• **Input records**:
===============
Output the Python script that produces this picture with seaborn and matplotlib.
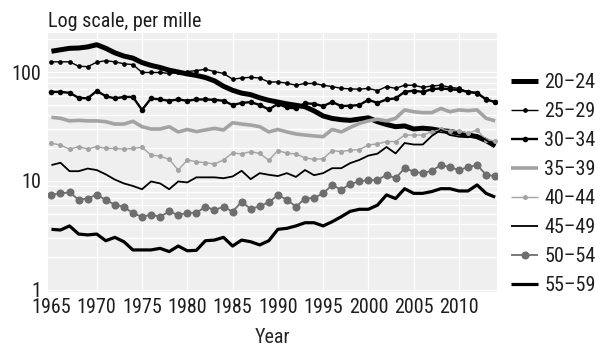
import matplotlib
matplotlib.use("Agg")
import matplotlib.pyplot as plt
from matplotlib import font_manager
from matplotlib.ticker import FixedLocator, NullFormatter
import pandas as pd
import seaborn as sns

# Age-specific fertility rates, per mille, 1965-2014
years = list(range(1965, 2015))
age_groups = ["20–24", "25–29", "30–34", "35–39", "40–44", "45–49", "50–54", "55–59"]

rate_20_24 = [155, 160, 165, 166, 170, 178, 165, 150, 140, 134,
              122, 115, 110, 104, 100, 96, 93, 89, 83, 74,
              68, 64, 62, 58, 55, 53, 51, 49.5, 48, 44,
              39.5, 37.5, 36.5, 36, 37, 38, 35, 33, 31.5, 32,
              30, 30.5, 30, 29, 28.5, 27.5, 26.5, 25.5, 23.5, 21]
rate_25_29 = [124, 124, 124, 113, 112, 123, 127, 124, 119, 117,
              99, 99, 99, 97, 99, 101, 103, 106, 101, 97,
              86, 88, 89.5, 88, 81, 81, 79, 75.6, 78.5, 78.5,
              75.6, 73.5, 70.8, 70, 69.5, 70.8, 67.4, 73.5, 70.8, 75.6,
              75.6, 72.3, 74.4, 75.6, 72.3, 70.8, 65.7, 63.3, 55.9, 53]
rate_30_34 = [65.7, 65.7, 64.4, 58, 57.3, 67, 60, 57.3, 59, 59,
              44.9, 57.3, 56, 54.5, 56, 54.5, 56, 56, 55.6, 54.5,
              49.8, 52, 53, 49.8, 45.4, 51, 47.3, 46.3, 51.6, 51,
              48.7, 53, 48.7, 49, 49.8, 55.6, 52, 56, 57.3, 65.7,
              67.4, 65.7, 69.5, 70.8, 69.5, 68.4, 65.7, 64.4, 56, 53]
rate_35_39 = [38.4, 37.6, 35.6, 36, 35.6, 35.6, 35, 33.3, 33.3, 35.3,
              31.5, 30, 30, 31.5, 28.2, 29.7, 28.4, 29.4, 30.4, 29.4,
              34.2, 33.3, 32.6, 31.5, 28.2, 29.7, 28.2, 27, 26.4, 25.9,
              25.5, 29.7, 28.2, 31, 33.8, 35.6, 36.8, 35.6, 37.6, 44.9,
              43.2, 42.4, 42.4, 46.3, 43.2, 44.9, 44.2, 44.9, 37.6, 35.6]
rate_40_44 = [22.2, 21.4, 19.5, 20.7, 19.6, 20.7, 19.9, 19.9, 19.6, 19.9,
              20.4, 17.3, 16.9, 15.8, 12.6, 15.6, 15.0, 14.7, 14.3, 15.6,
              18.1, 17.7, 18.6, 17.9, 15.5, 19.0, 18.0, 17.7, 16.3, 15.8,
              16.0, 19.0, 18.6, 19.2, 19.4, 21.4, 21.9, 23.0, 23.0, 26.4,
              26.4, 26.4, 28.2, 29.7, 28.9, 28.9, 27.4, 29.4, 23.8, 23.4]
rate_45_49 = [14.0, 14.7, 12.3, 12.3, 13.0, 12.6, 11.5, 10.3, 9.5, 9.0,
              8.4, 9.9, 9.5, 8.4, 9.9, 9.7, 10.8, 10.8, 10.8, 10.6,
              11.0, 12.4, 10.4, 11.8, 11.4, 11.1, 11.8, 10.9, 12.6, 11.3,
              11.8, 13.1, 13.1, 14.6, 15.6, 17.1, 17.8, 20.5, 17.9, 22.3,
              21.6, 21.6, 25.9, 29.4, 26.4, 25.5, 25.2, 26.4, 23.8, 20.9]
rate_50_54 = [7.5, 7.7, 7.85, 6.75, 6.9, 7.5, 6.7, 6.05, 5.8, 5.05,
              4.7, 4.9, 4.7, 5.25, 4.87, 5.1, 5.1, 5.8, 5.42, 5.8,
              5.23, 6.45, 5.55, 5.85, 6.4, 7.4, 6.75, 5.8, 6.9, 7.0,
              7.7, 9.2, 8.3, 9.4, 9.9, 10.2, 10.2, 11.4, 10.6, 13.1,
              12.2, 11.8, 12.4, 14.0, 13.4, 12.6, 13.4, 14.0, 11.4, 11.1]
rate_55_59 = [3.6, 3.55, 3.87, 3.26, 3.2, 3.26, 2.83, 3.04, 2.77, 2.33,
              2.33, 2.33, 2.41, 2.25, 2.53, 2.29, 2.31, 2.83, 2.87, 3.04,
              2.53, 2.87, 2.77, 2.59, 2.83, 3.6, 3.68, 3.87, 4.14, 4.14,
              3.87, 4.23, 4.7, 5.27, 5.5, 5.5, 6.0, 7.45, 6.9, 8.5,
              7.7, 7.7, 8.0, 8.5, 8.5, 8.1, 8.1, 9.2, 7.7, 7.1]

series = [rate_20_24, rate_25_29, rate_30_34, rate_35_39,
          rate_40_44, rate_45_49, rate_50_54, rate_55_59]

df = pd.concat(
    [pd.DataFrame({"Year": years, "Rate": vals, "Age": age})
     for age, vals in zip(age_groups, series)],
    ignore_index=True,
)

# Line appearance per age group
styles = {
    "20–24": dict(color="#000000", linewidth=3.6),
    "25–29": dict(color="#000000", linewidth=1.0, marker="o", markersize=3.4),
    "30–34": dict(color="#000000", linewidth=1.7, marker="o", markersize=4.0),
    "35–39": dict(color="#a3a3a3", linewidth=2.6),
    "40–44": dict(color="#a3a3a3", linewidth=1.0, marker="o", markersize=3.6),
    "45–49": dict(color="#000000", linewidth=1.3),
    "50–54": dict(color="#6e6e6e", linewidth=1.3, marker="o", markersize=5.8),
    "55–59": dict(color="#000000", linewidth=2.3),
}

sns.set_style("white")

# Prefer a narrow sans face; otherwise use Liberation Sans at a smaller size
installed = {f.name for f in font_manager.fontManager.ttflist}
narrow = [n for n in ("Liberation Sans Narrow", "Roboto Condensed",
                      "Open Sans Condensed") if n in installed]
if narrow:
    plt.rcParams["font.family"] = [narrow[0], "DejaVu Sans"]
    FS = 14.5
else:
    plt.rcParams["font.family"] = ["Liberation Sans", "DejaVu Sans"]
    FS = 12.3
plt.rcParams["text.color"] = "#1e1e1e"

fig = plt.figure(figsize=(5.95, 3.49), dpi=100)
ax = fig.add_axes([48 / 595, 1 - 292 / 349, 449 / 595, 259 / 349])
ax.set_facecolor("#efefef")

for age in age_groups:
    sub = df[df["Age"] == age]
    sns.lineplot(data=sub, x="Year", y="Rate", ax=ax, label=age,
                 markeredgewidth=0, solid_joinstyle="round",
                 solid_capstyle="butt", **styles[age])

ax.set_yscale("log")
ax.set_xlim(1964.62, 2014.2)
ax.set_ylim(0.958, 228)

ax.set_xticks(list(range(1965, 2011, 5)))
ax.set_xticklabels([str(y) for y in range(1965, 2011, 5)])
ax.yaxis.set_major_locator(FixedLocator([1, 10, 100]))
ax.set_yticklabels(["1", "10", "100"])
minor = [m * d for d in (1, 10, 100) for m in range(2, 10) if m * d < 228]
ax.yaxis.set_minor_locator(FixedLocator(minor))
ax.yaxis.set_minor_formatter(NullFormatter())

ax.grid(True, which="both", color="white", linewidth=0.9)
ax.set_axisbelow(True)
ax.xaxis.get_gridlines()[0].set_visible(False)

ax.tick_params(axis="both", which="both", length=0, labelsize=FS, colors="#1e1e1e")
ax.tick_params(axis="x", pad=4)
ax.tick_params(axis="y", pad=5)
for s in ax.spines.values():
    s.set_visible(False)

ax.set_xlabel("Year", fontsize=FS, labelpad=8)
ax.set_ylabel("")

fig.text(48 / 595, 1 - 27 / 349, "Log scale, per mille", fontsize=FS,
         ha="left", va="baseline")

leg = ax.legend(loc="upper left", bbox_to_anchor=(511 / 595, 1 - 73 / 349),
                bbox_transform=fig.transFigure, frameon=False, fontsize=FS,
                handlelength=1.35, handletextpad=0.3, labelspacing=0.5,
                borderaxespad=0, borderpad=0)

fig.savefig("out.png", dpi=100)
===============
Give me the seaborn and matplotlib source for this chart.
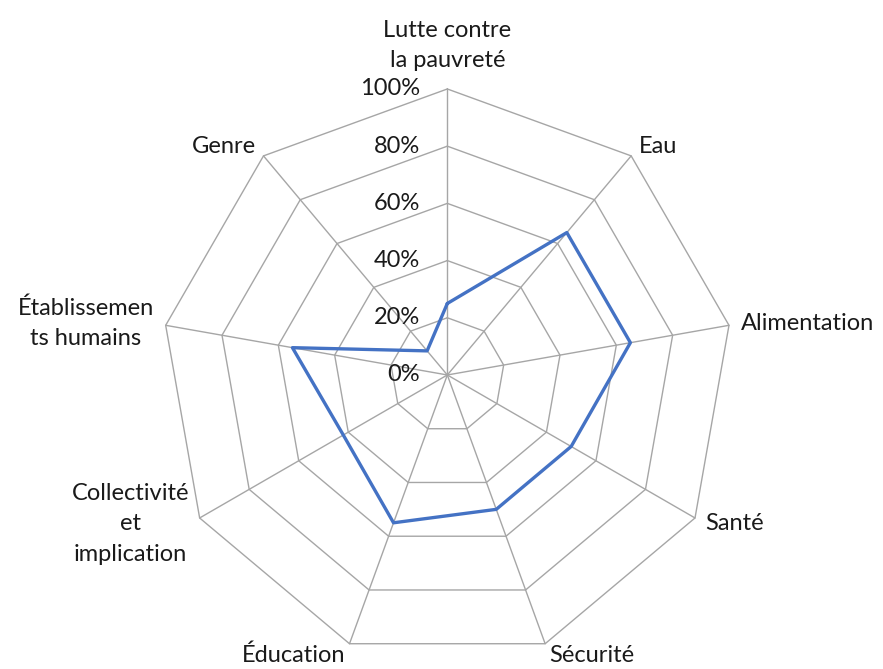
===============
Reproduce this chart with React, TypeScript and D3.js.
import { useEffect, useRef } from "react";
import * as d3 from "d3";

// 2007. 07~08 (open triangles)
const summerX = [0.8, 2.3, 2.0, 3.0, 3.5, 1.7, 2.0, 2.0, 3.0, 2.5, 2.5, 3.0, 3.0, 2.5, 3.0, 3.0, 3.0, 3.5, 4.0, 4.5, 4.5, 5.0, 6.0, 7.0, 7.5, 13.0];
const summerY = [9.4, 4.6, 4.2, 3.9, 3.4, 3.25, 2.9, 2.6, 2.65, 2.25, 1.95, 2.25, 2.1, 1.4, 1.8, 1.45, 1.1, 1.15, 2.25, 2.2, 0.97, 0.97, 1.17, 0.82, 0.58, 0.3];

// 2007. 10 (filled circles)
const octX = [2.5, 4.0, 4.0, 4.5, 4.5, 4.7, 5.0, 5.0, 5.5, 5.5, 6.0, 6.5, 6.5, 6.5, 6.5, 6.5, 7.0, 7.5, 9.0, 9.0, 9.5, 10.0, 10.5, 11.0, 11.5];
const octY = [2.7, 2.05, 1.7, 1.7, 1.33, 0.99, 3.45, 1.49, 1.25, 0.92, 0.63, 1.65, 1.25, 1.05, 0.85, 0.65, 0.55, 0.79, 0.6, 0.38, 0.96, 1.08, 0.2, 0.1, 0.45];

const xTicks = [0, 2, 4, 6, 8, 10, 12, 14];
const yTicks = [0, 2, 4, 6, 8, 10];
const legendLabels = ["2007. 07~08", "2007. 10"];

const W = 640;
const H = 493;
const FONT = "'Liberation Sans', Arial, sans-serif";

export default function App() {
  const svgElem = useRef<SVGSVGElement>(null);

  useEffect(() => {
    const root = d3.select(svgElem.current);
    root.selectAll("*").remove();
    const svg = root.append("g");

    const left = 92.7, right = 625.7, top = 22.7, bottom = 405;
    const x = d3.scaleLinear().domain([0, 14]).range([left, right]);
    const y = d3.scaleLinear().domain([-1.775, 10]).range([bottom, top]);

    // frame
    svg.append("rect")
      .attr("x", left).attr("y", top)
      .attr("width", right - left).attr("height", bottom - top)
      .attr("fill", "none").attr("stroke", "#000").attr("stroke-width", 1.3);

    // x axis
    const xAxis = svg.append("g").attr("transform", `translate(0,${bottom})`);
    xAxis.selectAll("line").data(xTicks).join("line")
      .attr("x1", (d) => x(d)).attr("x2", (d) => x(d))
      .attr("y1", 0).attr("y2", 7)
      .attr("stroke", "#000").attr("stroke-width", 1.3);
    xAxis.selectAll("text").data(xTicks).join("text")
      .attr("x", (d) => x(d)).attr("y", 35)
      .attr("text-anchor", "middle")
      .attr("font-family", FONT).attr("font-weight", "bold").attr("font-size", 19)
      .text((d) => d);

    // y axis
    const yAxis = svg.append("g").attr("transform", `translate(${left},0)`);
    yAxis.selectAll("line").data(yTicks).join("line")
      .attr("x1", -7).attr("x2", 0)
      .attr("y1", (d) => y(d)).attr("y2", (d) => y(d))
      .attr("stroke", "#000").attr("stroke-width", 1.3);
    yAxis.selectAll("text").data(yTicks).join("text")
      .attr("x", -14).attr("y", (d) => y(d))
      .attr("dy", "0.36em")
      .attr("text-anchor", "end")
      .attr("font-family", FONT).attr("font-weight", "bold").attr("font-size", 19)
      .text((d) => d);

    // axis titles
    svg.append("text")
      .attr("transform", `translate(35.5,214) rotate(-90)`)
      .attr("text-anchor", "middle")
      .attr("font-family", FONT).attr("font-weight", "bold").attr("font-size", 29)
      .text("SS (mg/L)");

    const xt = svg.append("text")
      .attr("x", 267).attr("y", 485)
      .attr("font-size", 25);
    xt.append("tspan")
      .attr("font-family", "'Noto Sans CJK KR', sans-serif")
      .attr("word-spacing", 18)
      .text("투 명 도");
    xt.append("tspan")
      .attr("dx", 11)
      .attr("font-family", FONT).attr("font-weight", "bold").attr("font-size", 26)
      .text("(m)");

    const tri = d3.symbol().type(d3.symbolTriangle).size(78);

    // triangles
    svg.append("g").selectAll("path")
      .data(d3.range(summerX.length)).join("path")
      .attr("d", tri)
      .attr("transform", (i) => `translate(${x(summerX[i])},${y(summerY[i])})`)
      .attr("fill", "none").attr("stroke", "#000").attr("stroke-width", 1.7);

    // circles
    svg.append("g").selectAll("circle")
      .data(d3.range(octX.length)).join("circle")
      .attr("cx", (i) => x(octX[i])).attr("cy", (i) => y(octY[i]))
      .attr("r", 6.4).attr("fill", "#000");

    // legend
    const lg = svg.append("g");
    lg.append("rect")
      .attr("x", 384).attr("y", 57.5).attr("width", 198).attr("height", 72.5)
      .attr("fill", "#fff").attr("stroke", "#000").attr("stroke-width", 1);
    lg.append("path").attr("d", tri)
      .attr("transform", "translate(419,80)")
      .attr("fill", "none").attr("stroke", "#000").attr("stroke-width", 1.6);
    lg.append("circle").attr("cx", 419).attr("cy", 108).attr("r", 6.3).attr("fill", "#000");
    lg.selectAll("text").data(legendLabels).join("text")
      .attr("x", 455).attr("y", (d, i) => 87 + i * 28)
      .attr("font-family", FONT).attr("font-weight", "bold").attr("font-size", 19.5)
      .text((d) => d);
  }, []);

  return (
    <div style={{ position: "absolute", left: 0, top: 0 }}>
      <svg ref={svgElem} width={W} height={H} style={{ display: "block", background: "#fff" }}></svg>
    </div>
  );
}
===============
• **What is being asked**:
Start at the line with "Output the Python", stop at the line with "import seaborn as sns", both lines included, and repeat that span exactly without its pictures.

• **Exercise answer**:
Output the Python script that produces this picture with seaborn and matplotlib.
import matplotlib
matplotlib.use("Agg")
import matplotlib.pyplot as plt
from matplotlib import font_manager
from matplotlib.ticker import FixedLocator, NullFormatter
import pandas as pd
import seaborn as sns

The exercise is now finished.